__OBJECTIVE__:
Write out the material exactly, without any of its pictures.

__PROVIDED DATA__:
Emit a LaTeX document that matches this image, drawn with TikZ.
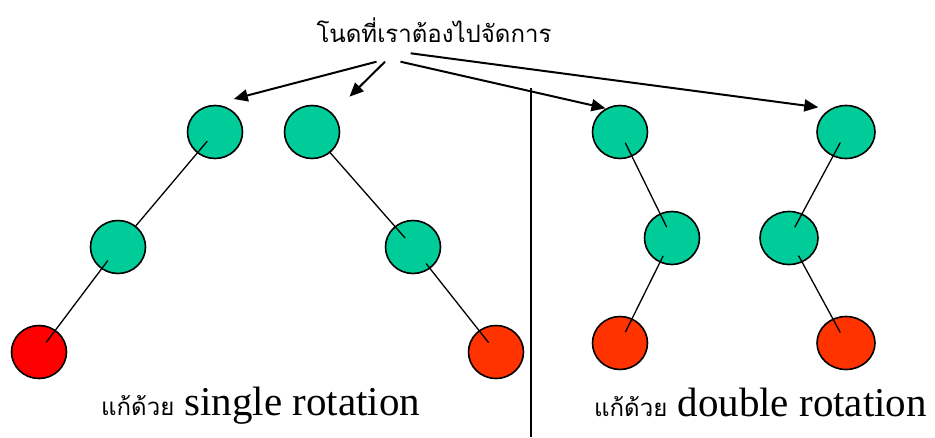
\documentclass[tikz,border=0pt]{standalone}
\usepackage{fontspec}
\setmainfont{Liberation Serif}
\newfontfamily\thaifont[Script=Thai]{Loma}
\usepackage{xcolor}
\usetikzlibrary{shapes,arrows,positioning,calc,arrows.meta}
\definecolor{avlgreen}{RGB}{0,204,153}
\definecolor{badred}{RGB}{255,0,0}
\definecolor{badorange}{RGB}{255,51,0}
\newcommand{\thaitext}[2][24]{{\thaifont\fontsize{#1}{28}\selectfont #2}}

\begin{document}
\begin{tikzpicture}[x=1pt,y=-1pt,
    avl/.style={ellipse, draw, line width=1.6pt, fill=avlgreen, inner sep=0pt,
        minimum width=55pt, minimum height=53pt},
    link/.style={line width=1.3pt, shorten <=12pt, shorten >=12pt},
    pointer/.style={line width=2pt, -{Triangle[length=14pt,width=12pt]}}]
    \useasboundingbox (0,0) rectangle (935,437);

    % Title and its pointers
    \node[anchor=base] (title) at (434,42) {\thaitext{โนดที่เราต้องไปจัดการ}};
    \coordinate (p1) at (376.5,61.7);
    \coordinate (p2) at (385,61.7);
    \coordinate (p3) at (400.5,61.7);
    \coordinate (p4) at (410.7,53.3);
    \coordinate (t1) at (233.8,99);
    \coordinate (t2) at (349.5,96.7);
    \coordinate (t3) at (605.5,108.3);
    \coordinate (t4) at (818.3,107.3);
    \draw[pointer] (p1) -- (t1);
    \draw[pointer] (p2) -- (t2);
    \draw[pointer] (p3) -- (t3);
    \draw[pointer] (p4) -- (t4);

    % Divider
    \coordinate (top) at (531,88);
    \coordinate (bottom) at (531,437);
    \draw[line width=1.3pt] (top) -- (bottom);

    % Single rotation: left-left
    \node[avl] (a1) at (215,132) {};
    \node[avl] (a2) at (118,247) {};
    \node[avl, fill=badred] (a3) at (39,352) {};
    \draw[link, shorten >=27pt] (a1.center) -- (a2.center);
    \draw[link, shorten <=17pt] (a2.center) -- (a3.center);

    % Single rotation: right-right
    \node[avl] (b1) at (312,132) {};
    \node[avl] (b2) at (413,247) {};
    \node[avl, fill=badorange] (b3) at (496,352) {};
    \draw[link, shorten <=26pt] (b1.center) -- (b2.center);
    \draw[link, shorten <=21pt] (b2.center) -- (b3.center);

    % Double rotation: right-left
    \node[avl] (c1) at (620,132) {};
    \node[avl] (c2) at (672,238) {};
    \node[avl, fill=badorange] (c3) at (620,343) {};
    \draw[link] (c1.center) -- (c2.center);
    \draw[link, shorten <=20pt] (c2.center) -- (c3.center);

    % Double rotation: left-right
    \node[avl, minimum width=58pt] (d1) at (846,132) {};
    \node[avl, minimum width=58pt] (d2) at (789,238) {};
    \node[avl, minimum width=58pt, fill=badorange] (d3) at (846,343) {};
    \draw[link] (d1.center) -- (d2.center);
    \draw[link, shorten <=20pt] (d2.center) -- (d3.center);

    % Labels
    \node[anchor=base west, inner sep=0pt] (single) at (101,415)
        {\thaitext{แก้ด้วย}\fontsize{41}{48}\selectfont\ single rotation};
    \node[anchor=base west, inner sep=0pt] (double) at (594,416)
        {\thaitext{แก้ด้วย}\fontsize{41}{48}\selectfont\ double rotation};
\end{tikzpicture}
\end{document}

__EXPECTED OUTPUT__:
Emit a LaTeX document that matches this image, drawn with TikZ.
\documentclass[tikz,border=0pt]{standalone}
\usepackage{fontspec}
\setmainfont{Liberation Serif}
\newfontfamily\thaifont[Script=Thai]{Loma}
\usepackage{xcolor}
\usetikzlibrary{shapes,arrows,positioning,calc,arrows.meta}
\definecolor{avlgreen}{RGB}{0,204,153}
\definecolor{badred}{RGB}{255,0,0}
\definecolor{badorange}{RGB}{255,51,0}
\newcommand{\thaitext}[2][24]{{\thaifont\fontsize{#1}{28}\selectfont #2}}

\begin{document}
\begin{tikzpicture}[x=1pt,y=-1pt,
    avl/.style={ellipse, draw, line width=1.6pt, fill=avlgreen, inner sep=0pt,
        minimum width=55pt, minimum height=53pt},
    link/.style={line width=1.3pt, shorten <=12pt, shorten >=12pt},
    pointer/.style={line width=2pt, -{Triangle[length=14pt,width=12pt]}}]
    \useasboundingbox (0,0) rectangle (935,437);

    % Title and its pointers
    \node[anchor=base] (title) at (434,42) {\thaitext{โนดที่เราต้องไปจัดการ}};
    \coordinate (p1) at (376.5,61.7);
    \coordinate (p2) at (385,61.7);
    \coordinate (p3) at (400.5,61.7);
    \coordinate (p4) at (410.7,53.3);
    \coordinate (t1) at (233.8,99);
    \coordinate (t2) at (349.5,96.7);
    \coordinate (t3) at (605.5,108.3);
    \coordinate (t4) at (818.3,107.3);
    \draw[pointer] (p1) -- (t1);
    \draw[pointer] (p2) -- (t2);
    \draw[pointer] (p3) -- (t3);
    \draw[pointer] (p4) -- (t4);

    % Divider
    \coordinate (top) at (531,88);
    \coordinate (bottom) at (531,437);
    \draw[line width=1.3pt] (top) -- (bottom);

    % Single rotation: left-left
    \node[avl] (a1) at (215,132) {};
    \node[avl] (a2) at (118,247) {};
    \node[avl, fill=badred] (a3) at (39,352) {};
    \draw[link, shorten >=27pt] (a1.center) -- (a2.center);
    \draw[link, shorten <=17pt] (a2.center) -- (a3.center);

    % Single rotation: right-right
    \node[avl] (b1) at (312,132) {};
    \node[avl] (b2) at (413,247) {};
    \node[avl, fill=badorange] (b3) at (496,352) {};
    \draw[link, shorten <=26pt] (b1.center) -- (b2.center);
    \draw[link, shorten <=21pt] (b2.center) -- (b3.center);

    % Double rotation: right-left
    \node[avl] (c1) at (620,132) {};
    \node[avl] (c2) at (672,238) {};
    \node[avl, fill=badorange] (c3) at (620,343) {};
    \draw[link] (c1.center) -- (c2.center);
    \draw[link, shorten <=20pt] (c2.center) -- (c3.center);

    % Double rotation: left-right
    \node[avl, minimum width=58pt] (d1) at (846,132) {};
    \node[avl, minimum width=58pt] (d2) at (789,238) {};
    \node[avl, minimum width=58pt, fill=badorange] (d3) at (846,343) {};
    \draw[link] (d1.center) -- (d2.center);
    \draw[link, shorten <=20pt] (d2.center) -- (d3.center);

    % Labels
    \node[anchor=base west, inner sep=0pt] (single) at (101,415)
        {\thaitext{แก้ด้วย}\fontsize{41}{48}\selectfont\ single rotation};
    \node[anchor=base west, inner sep=0pt] (double) at (594,416)
        {\thaitext{แก้ด้วย}\fontsize{41}{48}\selectfont\ double rotation};
\end{tikzpicture}
\end{document}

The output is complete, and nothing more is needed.